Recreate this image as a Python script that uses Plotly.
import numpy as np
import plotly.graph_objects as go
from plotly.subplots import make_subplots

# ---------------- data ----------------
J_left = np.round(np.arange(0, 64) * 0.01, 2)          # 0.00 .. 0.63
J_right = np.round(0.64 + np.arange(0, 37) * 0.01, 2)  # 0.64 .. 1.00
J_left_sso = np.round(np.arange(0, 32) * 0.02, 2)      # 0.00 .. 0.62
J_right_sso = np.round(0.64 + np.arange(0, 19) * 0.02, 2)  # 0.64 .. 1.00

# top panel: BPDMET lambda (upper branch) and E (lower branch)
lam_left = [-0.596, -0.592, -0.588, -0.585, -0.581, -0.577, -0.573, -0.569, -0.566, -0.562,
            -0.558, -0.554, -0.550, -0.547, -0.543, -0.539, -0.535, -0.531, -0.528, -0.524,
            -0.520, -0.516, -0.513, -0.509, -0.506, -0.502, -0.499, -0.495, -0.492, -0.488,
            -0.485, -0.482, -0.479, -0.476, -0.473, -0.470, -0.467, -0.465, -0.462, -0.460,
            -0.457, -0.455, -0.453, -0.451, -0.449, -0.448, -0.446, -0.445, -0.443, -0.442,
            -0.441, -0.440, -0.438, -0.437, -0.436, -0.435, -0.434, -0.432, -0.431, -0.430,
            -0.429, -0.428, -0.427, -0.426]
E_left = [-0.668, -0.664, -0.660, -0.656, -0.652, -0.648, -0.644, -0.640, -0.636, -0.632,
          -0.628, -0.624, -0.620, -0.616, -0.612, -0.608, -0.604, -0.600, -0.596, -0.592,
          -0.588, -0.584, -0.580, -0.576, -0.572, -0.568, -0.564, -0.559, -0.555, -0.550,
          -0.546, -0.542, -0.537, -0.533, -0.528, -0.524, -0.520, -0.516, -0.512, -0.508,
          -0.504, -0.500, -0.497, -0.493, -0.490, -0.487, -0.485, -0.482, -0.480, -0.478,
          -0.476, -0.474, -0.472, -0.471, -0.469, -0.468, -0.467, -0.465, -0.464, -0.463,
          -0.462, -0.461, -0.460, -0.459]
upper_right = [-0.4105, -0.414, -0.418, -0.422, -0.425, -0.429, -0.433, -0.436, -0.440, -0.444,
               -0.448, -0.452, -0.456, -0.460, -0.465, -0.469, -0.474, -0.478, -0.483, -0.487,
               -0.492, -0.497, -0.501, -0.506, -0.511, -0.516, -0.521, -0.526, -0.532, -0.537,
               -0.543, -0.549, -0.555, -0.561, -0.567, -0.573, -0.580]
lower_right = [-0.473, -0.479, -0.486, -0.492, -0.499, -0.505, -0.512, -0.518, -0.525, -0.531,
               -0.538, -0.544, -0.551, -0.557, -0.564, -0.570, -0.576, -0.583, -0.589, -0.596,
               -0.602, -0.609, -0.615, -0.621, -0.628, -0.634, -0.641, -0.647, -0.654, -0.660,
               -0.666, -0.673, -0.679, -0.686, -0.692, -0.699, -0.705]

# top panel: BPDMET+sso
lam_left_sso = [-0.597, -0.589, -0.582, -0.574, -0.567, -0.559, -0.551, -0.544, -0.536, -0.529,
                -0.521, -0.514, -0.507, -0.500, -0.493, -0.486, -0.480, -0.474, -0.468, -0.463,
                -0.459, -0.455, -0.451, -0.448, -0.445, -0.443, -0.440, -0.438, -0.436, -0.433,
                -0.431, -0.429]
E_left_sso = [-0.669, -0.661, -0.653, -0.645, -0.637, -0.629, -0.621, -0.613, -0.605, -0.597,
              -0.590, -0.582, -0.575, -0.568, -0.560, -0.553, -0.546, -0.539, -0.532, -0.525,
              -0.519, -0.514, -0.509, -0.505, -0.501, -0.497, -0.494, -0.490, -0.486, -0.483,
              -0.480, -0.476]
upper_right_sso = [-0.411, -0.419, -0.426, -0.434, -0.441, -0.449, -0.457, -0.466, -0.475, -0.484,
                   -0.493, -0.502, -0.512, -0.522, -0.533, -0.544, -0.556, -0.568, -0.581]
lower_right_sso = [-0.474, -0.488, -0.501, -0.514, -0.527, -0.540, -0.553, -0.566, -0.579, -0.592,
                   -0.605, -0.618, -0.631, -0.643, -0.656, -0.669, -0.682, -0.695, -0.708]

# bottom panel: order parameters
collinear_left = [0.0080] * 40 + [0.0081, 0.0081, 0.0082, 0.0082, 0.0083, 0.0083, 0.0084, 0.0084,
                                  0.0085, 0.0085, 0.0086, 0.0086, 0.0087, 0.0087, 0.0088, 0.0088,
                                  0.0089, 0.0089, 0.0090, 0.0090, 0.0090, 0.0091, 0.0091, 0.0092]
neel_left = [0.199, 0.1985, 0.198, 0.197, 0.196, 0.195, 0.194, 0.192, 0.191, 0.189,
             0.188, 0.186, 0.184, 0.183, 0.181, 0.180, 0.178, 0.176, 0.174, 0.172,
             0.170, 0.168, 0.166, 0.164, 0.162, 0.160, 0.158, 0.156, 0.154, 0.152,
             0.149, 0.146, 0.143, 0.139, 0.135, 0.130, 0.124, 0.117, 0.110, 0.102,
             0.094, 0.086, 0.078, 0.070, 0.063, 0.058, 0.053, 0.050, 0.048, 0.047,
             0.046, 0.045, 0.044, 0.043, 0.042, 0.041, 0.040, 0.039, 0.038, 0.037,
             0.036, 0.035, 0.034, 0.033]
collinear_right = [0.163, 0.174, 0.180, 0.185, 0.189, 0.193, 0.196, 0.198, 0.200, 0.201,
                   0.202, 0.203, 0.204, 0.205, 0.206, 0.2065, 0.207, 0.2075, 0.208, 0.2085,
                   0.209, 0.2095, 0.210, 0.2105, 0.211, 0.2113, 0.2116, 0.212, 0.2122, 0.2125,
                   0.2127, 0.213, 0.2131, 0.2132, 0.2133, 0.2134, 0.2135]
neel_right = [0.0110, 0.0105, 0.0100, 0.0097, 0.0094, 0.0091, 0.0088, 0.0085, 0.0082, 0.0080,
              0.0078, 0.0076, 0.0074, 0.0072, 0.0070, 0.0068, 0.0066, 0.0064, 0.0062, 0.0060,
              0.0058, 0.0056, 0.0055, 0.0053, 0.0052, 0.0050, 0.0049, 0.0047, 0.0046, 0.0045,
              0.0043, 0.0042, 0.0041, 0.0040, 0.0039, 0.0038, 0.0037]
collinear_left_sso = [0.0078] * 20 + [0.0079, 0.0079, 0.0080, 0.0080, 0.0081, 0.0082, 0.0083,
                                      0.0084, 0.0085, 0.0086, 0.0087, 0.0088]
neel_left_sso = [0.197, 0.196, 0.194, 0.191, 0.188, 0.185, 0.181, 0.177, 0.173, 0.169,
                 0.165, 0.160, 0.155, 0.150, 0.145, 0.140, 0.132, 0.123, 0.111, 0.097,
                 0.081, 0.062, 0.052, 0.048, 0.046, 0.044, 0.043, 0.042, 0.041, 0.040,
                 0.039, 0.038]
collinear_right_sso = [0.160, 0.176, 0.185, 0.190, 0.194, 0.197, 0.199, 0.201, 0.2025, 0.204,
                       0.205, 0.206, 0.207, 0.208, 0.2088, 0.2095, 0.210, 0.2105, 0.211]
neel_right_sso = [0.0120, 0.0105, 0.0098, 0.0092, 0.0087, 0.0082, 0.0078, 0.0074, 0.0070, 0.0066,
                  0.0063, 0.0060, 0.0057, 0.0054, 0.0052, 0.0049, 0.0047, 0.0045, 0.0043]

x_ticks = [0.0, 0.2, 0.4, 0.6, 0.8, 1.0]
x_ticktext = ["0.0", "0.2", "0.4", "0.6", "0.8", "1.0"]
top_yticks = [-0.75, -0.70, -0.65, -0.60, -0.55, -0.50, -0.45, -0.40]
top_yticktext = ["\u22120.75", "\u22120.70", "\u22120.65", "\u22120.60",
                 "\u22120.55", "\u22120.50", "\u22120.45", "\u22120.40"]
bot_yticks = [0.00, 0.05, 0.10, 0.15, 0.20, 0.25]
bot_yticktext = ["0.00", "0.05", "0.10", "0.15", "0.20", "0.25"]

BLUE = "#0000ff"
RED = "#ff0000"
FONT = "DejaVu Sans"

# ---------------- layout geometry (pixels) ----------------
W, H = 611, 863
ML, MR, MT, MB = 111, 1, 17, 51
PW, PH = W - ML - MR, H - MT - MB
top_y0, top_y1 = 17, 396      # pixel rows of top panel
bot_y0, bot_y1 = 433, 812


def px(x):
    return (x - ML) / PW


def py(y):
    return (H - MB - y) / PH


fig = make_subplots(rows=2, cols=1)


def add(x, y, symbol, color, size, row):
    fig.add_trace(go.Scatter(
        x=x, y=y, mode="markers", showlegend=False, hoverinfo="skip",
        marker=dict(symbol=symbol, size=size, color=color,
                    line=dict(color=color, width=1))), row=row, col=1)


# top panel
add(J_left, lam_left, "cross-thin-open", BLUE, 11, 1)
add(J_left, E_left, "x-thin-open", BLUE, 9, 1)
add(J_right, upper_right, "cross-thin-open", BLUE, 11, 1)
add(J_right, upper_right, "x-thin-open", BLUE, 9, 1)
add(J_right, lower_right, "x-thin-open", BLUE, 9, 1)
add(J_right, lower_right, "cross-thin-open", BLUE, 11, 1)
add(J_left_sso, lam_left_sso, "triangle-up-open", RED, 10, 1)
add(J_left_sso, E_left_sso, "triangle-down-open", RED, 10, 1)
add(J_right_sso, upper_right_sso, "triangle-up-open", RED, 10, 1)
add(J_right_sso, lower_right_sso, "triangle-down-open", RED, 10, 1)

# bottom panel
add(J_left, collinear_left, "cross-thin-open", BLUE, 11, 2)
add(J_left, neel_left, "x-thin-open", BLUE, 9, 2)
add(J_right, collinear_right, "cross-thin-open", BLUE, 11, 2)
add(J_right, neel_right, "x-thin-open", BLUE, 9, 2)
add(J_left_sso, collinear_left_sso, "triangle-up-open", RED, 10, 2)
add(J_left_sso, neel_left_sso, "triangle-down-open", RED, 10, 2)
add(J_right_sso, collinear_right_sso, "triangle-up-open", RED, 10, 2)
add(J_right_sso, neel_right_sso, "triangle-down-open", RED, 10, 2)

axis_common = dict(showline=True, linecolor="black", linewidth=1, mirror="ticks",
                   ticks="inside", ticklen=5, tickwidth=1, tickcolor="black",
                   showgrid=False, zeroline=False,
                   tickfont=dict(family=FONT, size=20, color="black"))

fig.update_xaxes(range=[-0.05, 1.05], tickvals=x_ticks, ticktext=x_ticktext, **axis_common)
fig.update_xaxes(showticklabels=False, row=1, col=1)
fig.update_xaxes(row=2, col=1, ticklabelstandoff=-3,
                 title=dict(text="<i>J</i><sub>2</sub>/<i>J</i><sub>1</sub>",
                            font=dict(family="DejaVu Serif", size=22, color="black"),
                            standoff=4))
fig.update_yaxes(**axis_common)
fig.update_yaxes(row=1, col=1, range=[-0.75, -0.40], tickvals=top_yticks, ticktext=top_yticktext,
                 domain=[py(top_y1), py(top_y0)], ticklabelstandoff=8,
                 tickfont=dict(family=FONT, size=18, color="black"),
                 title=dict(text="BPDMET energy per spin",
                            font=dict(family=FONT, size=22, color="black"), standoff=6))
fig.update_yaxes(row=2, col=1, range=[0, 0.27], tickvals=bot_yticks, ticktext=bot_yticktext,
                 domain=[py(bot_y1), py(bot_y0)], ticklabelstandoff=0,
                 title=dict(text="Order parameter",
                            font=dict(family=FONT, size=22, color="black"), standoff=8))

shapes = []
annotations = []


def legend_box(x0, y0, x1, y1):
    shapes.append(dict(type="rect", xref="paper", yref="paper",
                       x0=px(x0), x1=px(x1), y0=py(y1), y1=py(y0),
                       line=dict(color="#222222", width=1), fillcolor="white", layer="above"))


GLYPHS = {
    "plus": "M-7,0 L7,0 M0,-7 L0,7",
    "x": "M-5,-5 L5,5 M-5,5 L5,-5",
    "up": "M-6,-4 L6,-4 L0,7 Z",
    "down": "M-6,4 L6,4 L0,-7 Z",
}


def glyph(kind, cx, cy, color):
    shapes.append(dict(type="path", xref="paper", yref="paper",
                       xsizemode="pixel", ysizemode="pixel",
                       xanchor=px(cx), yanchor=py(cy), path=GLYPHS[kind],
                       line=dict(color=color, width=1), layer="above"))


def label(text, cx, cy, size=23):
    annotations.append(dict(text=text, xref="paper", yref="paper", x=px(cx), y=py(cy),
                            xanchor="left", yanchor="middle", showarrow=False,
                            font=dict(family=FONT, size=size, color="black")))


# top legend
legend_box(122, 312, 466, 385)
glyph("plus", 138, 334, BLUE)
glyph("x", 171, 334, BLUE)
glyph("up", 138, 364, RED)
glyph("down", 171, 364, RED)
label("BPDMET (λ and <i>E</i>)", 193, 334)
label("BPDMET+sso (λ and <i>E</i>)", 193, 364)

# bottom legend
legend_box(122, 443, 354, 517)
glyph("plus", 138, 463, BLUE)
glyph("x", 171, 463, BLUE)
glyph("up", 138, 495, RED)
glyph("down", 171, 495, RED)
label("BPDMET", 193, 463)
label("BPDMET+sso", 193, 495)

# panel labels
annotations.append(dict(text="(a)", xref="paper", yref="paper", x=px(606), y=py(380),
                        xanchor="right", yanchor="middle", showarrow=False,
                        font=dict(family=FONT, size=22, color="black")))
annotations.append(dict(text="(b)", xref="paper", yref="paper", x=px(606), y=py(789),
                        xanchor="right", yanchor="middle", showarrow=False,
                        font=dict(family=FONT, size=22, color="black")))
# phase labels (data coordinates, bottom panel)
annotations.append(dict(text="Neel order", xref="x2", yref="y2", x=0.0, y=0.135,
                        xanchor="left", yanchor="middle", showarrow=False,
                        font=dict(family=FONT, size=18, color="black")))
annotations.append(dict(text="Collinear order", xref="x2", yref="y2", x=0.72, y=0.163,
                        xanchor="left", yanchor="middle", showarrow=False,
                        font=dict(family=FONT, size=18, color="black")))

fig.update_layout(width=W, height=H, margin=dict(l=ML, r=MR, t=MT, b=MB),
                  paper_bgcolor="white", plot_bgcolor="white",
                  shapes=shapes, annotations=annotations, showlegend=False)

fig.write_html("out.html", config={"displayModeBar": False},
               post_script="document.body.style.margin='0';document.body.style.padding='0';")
■ ■ ■ ■ ■
AIM: Print only the lines from the top of the data above down to the line holding "J_right_sso = np.round(0.64", inclusive.

ANSWER TO THIS TASK:
Recreate this image as a Python script that uses Plotly.
import numpy as np
import plotly.graph_objects as go
from plotly.subplots import make_subplots

# ---------------- data ----------------
J_left = np.round(np.arange(0, 64) * 0.01, 2)          # 0.00 .. 0.63
J_right = np.round(0.64 + np.arange(0, 37) * 0.01, 2)  # 0.64 .. 1.00
J_left_sso = np.round(np.arange(0, 32) * 0.02, 2)      # 0.00 .. 0.62
J_right_sso = np.round(0.64 + np.arange(0, 19) * 0.02, 2)  # 0.64 .. 1.00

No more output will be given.